Listen to Audio:William Brown: Two of ‘em would always be together. “Say look, don’t he look like the guy that raped that white woman the other day?” The guy looks. “Yeah, he does look like him. Say, did you rape?” "No, I didn’t do anything like . . .“ "Well come on, let’s go on down there. Let’s go on down to the station. Let’s see what we can find out about you.” Take you right on away. If you got a ticket goin’ somewhere by the time they let you go, that ticket wouldn’t be any good.
But did you know, I was glad when there was an opportunity, when I had the opportunity to get away from there, because I know they’re beginning to find that out about me. You see I never said,“Yes Sir” and “No Sir,” because they never said that to any of our grown people, and a little cracker that high’d call us “niggers.” And while I wouldn’t say “Yes Sir, No Sir,” I didn’t be dictatorial about it. I was kind of humble-like, submissive-like, you know. And I would—if he wanted me to do somethin'—I would jump like that, and “all right,” ya know. I’m “yes suh” and “oh, oh no.” "All right" just like that.
Just before I had an opportunity to leave there during the first World War one guy said to me, “Do you think he’s one of them uppity niggers?” He didn’t know I heard him. When I heard I said,“Oh, my God.” I said, “They’re gonna get on to me pretty soon.” And if I knew if they had said that, and labeled me with that I wouldn’t never been alive today because I would of killed one of 'em.
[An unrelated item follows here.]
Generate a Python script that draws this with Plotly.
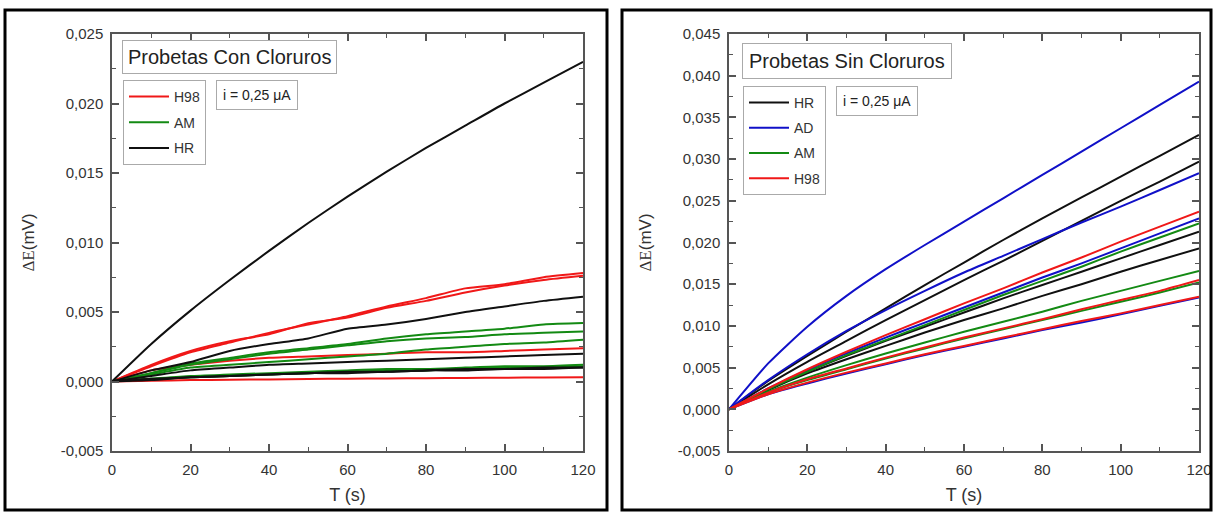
import plotly.graph_objects as go

# Time axis (s)
t = [0, 10, 20, 30, 40, 50, 60, 70, 80, 90, 100, 110, 120]

# ---- Probetas con cloruros: ΔE (mV) ----
con_h98_a = [0, 0.0011, 0.0021, 0.0028, 0.0035, 0.0041, 0.0047, 0.0054, 0.0060, 0.0067, 0.0070, 0.0075, 0.0078]
con_h98_b = [0, 0.0012, 0.0022, 0.0029, 0.0034, 0.0042, 0.0046, 0.0053, 0.0058, 0.0064, 0.0069, 0.0073, 0.0076]
con_h98_c = [0, 0.0008, 0.0012, 0.0015, 0.0017, 0.0018, 0.0019, 0.0020, 0.0021, 0.0021, 0.0022, 0.0023, 0.0024]
con_h98_d = [0, 0.00005, 0.0001, 0.00013, 0.00015, 0.00018, 0.0002, 0.00022, 0.00024, 0.00026, 0.00027, 0.00029, 0.0003]

con_am_a = [0, 0.0006, 0.0013, 0.0017, 0.0021, 0.0024, 0.0027, 0.0031, 0.0034, 0.0036, 0.0038, 0.0041, 0.0042]
con_am_b = [0, 0.0006, 0.0012, 0.0016, 0.0020, 0.0023, 0.0026, 0.0029, 0.0031, 0.0032, 0.0034, 0.0035, 0.0036]
con_am_c = [0, 0.0005, 0.0010, 0.0012, 0.0014, 0.0016, 0.0018, 0.0020, 0.0023, 0.0025, 0.0027, 0.0028, 0.0030]
con_am_d = [0, 0.0002, 0.0003, 0.0004, 0.0005, 0.0006, 0.0007, 0.0008, 0.0008, 0.0009, 0.0010, 0.0010, 0.0011]
con_am_e = [0, 0.0002, 0.0004, 0.0005, 0.0006, 0.0007, 0.0008, 0.0009, 0.0009, 0.0010, 0.0011, 0.0011, 0.0012]

con_hr_a = [0, 0.0027, 0.0051, 0.0073, 0.0094, 0.0114, 0.0133, 0.0151, 0.0168, 0.0184, 0.0200, 0.0215, 0.0230]
con_hr_b = [0, 0.0008, 0.0014, 0.0022, 0.0027, 0.0031, 0.0038, 0.0041, 0.0045, 0.0050, 0.0054, 0.0058, 0.0061]
con_hr_c = [0, 0.0004, 0.0008, 0.0010, 0.0012, 0.0013, 0.0014, 0.0015, 0.0016, 0.0017, 0.0018, 0.0019, 0.0020]
con_hr_d = [0, 0.0001, 0.0003, 0.0004, 0.0005, 0.0006, 0.0006, 0.0007, 0.0008, 0.0008, 0.0009, 0.0009, 0.0010]
con_hr_e = [0, 0.0002, 0.0003, 0.0004, 0.0005, 0.0006, 0.0007, 0.0007, 0.0008, 0.0009, 0.0009, 0.0010, 0.0010]

# ---- Probetas sin cloruros: ΔE (mV) ----
sin_hr_a = [0, 0.0034, 0.0064, 0.0093, 0.0121, 0.0149, 0.0176, 0.0203, 0.0229, 0.0254, 0.0279, 0.0304, 0.0329]
sin_hr_b = [0, 0.0030, 0.0057, 0.0082, 0.0107, 0.0131, 0.0155, 0.0178, 0.0202, 0.0226, 0.0250, 0.0273, 0.0297]
sin_hr_c = [0, 0.0024, 0.0045, 0.0064, 0.0082, 0.0099, 0.0116, 0.0133, 0.0149, 0.0165, 0.0181, 0.0197, 0.0213]
sin_hr_d = [0, 0.0023, 0.0043, 0.0060, 0.0076, 0.0092, 0.0107, 0.0121, 0.0136, 0.0150, 0.0165, 0.0179, 0.0193]

sin_ad_a = [0, 0.0055, 0.0099, 0.0136, 0.0168, 0.0197, 0.0225, 0.0253, 0.0281, 0.0309, 0.0337, 0.0365, 0.0393]
sin_ad_b = [0, 0.0035, 0.0066, 0.0094, 0.0119, 0.0142, 0.0164, 0.0184, 0.0204, 0.0224, 0.0243, 0.0263, 0.0283]
sin_ad_c = [0, 0.0025, 0.0047, 0.0067, 0.0086, 0.0104, 0.0122, 0.0140, 0.0158, 0.0175, 0.0193, 0.0211, 0.0229]
sin_ad_d = [0, 0.0018, 0.0031, 0.0043, 0.0054, 0.0065, 0.0075, 0.0085, 0.0095, 0.0104, 0.0114, 0.0124, 0.0134]

sin_am_a = [0, 0.0024, 0.0045, 0.0065, 0.0083, 0.0101, 0.0119, 0.0137, 0.0154, 0.0171, 0.0189, 0.0206, 0.0223]
sin_am_b = [0, 0.0021, 0.0038, 0.0053, 0.0067, 0.0080, 0.0093, 0.0105, 0.0117, 0.0130, 0.0142, 0.0154, 0.0166]
sin_am_c = [0, 0.0020, 0.0035, 0.0048, 0.0061, 0.0073, 0.0085, 0.0096, 0.0107, 0.0118, 0.0129, 0.0140, 0.0152]

sin_h98_a = [0, 0.0025, 0.0048, 0.0069, 0.0089, 0.0108, 0.0127, 0.0145, 0.0164, 0.0182, 0.0201, 0.0219, 0.0237]
sin_h98_b = [0, 0.0020, 0.0036, 0.0049, 0.0062, 0.0074, 0.0086, 0.0097, 0.0108, 0.0120, 0.0131, 0.0142, 0.0155]
sin_h98_c = [0, 0.0018, 0.0032, 0.0044, 0.0055, 0.0066, 0.0076, 0.0086, 0.0096, 0.0106, 0.0115, 0.0125, 0.0135]

# Tick labels (decimal comma)
x_ticks = [0, 20, 40, 60, 80, 100, 120]
y_ticks_con = [-0.005, 0.0, 0.005, 0.010, 0.015, 0.020, 0.025]
y_ticks_sin = [-0.005, 0.0, 0.005, 0.010, 0.015, 0.020, 0.025, 0.030, 0.035, 0.040, 0.045]


def fmt(v):
    return ("%.3f" % v).replace(".", ",")


RED = "#f01818"
GREEN = "#138a13"
BLUE = "#1010c8"
BLACK = "#101010"

W, H = 1215, 513
SANS = "Liberation Sans, Arial, sans-serif"


def px(x):
    return x / W


def py(y):
    return (H - y) / H


fig = go.Figure()


def add(series_list, color, name, xa, ya, legend):
    for i, s in enumerate(series_list):
        fig.add_trace(go.Scatter(
            x=t, y=s, mode="lines", name=name,
            line=dict(color=color, width=2, shape="spline", smoothing=0.6),
            xaxis=xa, yaxis=ya, legend=legend, legendgroup=legend + name,
            showlegend=(i == 0), hoverinfo="skip"))


add([con_h98_a, con_h98_b, con_h98_c, con_h98_d], RED, "H98", "x", "y", "legend")
add([con_am_a, con_am_b, con_am_c, con_am_d, con_am_e], GREEN, "AM", "x", "y", "legend")
add([con_hr_a, con_hr_b, con_hr_c, con_hr_d, con_hr_e], BLACK, "HR", "x", "y", "legend")

add([sin_hr_a, sin_hr_b, sin_hr_c, sin_hr_d], BLACK, "HR", "x2", "y2", "legend2")
add([sin_ad_a, sin_ad_b, sin_ad_c, sin_ad_d], BLUE, "AD", "x2", "y2", "legend2")
add([sin_am_a, sin_am_b, sin_am_c], GREEN, "AM", "x2", "y2", "legend2")
add([sin_h98_a, sin_h98_b, sin_h98_c], RED, "H98", "x2", "y2", "legend2")

axis_common = dict(
    showline=True, linecolor="#555555", linewidth=1.5, mirror="ticks",
    ticks="inside", ticklen=7, tickwidth=1.5, tickcolor="#555555",
    showgrid=False, zeroline=False, ticklabelstandoff=4, automargin=False,
    tickfont=dict(family=SANS, size=15, color="#333333"),
    minor=dict(ticks="inside", ticklen=4, tickwidth=1.3, tickcolor="#555555"),
)

xt = dict(text="T (s)", font=dict(family=SANS, size=18, color="#333333"), standoff=12)
yt_text = ('<span style="font-family:Liberation Serif, Times New Roman, serif">ΔE</span>'
           '(mV)')
yt = dict(text=yt_text, font=dict(family=SANS, size=17, color="#333333"), standoff=22)

legend_common = dict(
    xanchor="left", yanchor="top", bordercolor="#aaaaaa", borderwidth=1,
    bgcolor="white", font=dict(family=SANS, size=14, color="#333333"),
    traceorder="grouped", itemwidth=40,
)

fig.update_layout(
    width=W, height=H,
    margin=dict(l=0, r=0, t=0, b=0, pad=0, autoexpand=False),
    paper_bgcolor="white", plot_bgcolor="white",
    font=dict(family=SANS, color="#333333"),
    xaxis=dict(domain=[px(112), px(583)], range=[0, 120], anchor="y",
               tickvals=x_ticks, ticktext=[str(v) for v in x_ticks],
               minor_dtick=10, minor_tick0=0, title=xt, **axis_common),
    yaxis=dict(domain=[py(451), py(34)], range=[-0.005, 0.025], anchor="x",
               tickvals=y_ticks_con, ticktext=[fmt(v) for v in y_ticks_con],
               minor_dtick=0.0025, minor_tick0=0, title=yt, **axis_common),
    xaxis2=dict(domain=[px(729), px(1199)], range=[0, 120], anchor="y2",
                tickvals=x_ticks, ticktext=[str(v) for v in x_ticks],
                minor_dtick=10, minor_tick0=0, title=xt, **axis_common),
    yaxis2=dict(domain=[py(451), py(34)], range=[-0.005, 0.045], anchor="x2",
                tickvals=y_ticks_sin, ticktext=[fmt(v) for v in y_ticks_sin],
                minor_dtick=0.0025, minor_tick0=0, title=yt, **axis_common),
    legend=dict(x=px(123), y=py(80), tracegroupgap=4.5, **legend_common),
    legend2=dict(x=px(743), y=py(86), tracegroupgap=4, **legend_common),
    showlegend=True,
)

# Outer frames around each panel
for x0, x1 in [(5, 607), (622, 1211)]:
    fig.add_shape(type="rect", xref="paper", yref="paper",
                  x0=px(x0), x1=px(x1), y0=py(510), y1=py(10),
                  line=dict(color="black", width=3), fillcolor="rgba(0,0,0,0)")

# Title and current boxes
boxes = [
    ("Probetas Con Cloruros", 122, 40, 20, 5),
    ("i = 0,25 μA", 216, 80, 14, 6),
    ("Probetas Sin Cloruros", 742, 43, 20, 6),
    ("i = 0,25 μA", 836, 86, 14, 6),
]
for text, x, y, size, pad in boxes:
    fig.add_annotation(text=text, xref="paper", yref="paper", x=px(x), y=py(y),
                       xanchor="left", yanchor="top", showarrow=False,
                       font=dict(family=SANS, size=size, color="#222222"),
                       bordercolor="#aaaaaa", borderwidth=1, borderpad=pad,
                       bgcolor="white")

fig.write_html("out.html")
You see, we had to live so dangerously down there. My mother told me, said, “Son, I know you’re a good boy. You don’t, haven’t given me any trouble, but if they ever put their hand on you they’ll trump up something, and they’ll never let you get away.” And I knew that, 'cause I guess I was about, well, not quite five years old.
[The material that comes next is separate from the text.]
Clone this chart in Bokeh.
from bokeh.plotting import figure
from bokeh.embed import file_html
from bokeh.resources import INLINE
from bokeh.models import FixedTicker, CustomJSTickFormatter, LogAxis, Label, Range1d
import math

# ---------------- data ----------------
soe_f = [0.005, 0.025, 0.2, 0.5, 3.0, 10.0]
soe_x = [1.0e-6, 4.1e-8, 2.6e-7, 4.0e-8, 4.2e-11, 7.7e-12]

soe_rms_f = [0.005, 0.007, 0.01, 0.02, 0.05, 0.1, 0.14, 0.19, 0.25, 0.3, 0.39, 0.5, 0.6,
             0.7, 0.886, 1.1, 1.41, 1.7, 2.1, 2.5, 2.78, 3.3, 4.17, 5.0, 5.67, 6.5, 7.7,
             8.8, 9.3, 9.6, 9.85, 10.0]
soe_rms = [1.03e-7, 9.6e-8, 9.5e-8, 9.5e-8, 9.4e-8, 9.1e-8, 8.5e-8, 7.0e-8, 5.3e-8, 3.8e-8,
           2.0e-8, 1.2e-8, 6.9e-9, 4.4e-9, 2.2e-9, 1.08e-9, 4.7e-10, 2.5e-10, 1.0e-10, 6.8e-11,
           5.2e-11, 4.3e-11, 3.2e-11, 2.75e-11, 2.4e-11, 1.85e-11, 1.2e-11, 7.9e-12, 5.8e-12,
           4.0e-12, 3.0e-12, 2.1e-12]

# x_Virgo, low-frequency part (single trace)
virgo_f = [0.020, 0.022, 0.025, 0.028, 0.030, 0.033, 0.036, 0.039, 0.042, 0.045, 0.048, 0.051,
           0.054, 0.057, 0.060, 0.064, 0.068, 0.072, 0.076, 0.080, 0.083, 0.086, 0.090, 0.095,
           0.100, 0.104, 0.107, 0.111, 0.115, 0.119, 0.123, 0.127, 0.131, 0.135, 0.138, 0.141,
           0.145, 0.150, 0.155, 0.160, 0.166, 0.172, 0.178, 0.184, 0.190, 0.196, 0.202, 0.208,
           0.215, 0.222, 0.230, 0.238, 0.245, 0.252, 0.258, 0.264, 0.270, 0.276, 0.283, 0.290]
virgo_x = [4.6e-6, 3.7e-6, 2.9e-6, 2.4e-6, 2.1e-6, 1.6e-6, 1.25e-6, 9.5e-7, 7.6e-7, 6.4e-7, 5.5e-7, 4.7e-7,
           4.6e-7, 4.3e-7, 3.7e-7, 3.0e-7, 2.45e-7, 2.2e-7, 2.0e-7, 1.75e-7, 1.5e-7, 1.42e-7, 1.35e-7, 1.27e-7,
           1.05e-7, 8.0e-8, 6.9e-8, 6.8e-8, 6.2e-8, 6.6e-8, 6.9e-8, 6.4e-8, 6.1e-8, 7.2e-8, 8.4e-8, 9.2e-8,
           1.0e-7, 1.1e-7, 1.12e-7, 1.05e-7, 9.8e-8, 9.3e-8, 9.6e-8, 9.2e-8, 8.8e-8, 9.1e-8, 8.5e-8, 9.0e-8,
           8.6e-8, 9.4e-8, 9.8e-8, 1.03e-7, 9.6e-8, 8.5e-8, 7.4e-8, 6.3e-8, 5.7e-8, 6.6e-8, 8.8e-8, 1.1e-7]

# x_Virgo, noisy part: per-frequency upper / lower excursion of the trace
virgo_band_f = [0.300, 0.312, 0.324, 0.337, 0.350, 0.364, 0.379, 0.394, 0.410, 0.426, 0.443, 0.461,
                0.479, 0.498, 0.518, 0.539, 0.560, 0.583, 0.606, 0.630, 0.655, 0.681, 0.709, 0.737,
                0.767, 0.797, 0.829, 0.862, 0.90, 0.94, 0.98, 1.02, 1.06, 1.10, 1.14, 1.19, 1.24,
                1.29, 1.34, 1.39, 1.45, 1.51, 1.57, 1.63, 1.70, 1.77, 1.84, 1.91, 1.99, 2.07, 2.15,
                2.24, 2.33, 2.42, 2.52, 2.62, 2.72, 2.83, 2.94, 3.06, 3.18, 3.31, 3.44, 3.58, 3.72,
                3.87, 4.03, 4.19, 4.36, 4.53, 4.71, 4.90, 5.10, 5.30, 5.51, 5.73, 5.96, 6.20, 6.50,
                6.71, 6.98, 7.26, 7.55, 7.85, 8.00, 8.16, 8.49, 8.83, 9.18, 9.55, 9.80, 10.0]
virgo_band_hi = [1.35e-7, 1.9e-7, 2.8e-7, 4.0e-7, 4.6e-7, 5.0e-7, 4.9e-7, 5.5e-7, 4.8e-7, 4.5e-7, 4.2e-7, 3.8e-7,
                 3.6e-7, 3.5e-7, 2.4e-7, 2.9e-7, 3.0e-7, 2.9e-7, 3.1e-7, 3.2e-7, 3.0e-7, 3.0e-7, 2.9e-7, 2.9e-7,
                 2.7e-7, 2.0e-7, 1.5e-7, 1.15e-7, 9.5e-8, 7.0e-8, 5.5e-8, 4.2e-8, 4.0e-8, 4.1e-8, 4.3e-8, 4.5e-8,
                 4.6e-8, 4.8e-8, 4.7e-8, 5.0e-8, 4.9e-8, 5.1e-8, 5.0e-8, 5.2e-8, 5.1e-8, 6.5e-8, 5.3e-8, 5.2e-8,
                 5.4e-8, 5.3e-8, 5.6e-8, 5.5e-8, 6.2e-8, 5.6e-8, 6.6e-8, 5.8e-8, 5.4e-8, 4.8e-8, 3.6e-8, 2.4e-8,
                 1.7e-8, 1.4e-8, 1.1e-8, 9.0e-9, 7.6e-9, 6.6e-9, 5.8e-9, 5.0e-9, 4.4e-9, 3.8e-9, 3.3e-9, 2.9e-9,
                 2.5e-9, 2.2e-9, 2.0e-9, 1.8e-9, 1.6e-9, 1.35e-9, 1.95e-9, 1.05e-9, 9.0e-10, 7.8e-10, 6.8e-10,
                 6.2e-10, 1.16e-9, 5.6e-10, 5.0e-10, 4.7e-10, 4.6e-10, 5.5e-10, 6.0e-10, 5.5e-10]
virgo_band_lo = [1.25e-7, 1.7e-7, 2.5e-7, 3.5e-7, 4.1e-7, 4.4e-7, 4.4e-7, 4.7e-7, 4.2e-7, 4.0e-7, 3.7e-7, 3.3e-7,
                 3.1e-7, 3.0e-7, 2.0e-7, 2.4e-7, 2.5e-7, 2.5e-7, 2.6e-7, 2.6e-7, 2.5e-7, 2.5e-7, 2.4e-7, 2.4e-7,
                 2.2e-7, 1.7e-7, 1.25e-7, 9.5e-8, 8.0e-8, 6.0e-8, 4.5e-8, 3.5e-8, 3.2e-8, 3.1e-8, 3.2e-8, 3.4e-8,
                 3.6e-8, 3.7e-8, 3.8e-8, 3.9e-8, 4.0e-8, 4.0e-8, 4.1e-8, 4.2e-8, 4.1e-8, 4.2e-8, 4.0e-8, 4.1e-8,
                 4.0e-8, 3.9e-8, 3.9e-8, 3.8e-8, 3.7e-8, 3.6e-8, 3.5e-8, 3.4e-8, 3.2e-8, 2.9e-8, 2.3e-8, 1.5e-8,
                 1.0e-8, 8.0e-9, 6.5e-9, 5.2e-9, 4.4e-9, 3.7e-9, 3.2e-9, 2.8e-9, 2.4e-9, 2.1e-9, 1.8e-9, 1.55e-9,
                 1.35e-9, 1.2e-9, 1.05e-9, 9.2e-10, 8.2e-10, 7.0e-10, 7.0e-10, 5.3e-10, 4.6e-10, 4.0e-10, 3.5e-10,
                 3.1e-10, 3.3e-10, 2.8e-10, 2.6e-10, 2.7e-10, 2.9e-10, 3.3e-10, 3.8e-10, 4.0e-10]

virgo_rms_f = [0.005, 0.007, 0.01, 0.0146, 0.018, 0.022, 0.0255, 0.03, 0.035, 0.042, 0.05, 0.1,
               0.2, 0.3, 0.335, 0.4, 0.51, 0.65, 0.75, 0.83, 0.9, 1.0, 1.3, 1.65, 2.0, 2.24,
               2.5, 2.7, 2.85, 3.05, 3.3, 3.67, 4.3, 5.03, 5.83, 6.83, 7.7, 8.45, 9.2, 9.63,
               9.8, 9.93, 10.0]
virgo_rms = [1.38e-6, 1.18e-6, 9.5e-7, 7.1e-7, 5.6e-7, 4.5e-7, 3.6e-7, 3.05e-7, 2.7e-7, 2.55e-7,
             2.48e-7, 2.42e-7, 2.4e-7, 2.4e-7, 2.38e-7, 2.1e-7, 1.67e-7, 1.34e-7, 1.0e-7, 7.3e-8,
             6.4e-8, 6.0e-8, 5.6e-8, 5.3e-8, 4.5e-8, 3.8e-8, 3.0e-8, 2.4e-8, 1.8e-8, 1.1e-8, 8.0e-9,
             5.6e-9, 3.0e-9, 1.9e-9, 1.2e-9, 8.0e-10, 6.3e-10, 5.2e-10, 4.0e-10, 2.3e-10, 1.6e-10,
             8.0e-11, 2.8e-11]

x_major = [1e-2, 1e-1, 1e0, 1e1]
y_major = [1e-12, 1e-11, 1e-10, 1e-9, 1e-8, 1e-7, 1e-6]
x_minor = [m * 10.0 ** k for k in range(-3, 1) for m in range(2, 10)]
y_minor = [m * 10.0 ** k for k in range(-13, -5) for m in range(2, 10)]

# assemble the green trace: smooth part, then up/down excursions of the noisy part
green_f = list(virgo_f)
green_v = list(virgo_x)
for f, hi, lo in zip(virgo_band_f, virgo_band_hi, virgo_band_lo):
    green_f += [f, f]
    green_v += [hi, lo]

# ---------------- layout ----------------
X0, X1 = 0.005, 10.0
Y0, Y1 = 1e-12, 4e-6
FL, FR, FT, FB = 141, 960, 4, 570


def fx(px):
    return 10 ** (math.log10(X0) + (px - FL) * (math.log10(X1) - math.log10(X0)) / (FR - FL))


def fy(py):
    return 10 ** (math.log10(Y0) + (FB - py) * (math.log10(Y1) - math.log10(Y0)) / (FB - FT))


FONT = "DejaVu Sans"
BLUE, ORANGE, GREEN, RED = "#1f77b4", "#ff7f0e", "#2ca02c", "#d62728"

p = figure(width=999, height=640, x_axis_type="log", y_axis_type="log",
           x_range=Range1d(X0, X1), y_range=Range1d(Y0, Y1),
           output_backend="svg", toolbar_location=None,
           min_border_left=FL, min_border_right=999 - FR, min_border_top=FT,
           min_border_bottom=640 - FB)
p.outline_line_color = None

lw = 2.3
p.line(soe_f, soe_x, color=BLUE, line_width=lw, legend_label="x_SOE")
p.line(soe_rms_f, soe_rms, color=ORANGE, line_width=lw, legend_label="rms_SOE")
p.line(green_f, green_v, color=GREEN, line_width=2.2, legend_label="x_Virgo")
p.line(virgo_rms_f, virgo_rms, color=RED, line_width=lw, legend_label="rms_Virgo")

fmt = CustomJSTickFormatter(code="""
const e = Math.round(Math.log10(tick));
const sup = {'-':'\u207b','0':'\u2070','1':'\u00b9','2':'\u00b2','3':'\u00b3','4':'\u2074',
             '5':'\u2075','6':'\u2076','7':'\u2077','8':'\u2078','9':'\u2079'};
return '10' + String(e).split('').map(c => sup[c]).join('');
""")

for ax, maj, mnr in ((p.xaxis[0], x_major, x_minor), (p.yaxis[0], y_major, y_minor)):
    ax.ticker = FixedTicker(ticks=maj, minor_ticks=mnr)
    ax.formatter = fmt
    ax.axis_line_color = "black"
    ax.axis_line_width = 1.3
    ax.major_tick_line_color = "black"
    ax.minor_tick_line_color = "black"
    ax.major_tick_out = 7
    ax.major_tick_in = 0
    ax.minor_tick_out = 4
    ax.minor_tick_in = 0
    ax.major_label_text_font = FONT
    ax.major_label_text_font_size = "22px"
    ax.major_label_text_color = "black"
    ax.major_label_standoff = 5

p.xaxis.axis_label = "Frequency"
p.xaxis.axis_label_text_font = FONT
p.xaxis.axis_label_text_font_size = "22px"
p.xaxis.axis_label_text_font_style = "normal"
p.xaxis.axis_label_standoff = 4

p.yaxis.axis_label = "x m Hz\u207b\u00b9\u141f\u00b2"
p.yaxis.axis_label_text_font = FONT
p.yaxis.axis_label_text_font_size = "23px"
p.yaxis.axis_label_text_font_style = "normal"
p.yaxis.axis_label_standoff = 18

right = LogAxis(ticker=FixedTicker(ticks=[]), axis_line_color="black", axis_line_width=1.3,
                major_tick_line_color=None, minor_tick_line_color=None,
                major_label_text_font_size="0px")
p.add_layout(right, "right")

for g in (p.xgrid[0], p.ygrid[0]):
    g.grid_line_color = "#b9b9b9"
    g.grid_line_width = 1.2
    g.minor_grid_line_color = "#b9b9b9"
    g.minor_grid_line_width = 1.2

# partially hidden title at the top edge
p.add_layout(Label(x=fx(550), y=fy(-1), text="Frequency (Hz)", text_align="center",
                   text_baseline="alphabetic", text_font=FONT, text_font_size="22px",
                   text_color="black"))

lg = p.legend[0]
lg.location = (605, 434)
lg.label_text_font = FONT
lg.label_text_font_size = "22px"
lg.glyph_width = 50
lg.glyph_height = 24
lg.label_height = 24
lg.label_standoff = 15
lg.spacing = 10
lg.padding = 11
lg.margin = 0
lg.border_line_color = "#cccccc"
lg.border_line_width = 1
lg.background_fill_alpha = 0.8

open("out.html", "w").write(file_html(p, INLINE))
But they had a big cross. The Klu Klux Klan, they burned a Negro right at the stake there. And oh, it was a terrible thing. You could smell his burning flesh five miles and it was a terrible thing. And do you know, those Klu Klux Klan after the flames were over, and he was burnt to a crisp, go around and cut things off of him—off of the fingers and toes—and give to these white women. And they’d take ‘em home, the white women with their children, take ’em home, and put ‘em in glass jars and set ’em on the mantle piece. “And those? Well this is what we do to niggers. See that nigger’s toes, this nigger’s uh, uh, uh?”
You see those are the things that made me know that they ever put their hand on me, I would kill ‘em just as long as I could. Because I know what they would do. They’ll punish me, and make me suffer. But I know if I started to killin’ 'em, they’d kill me just like that and I’d be gone.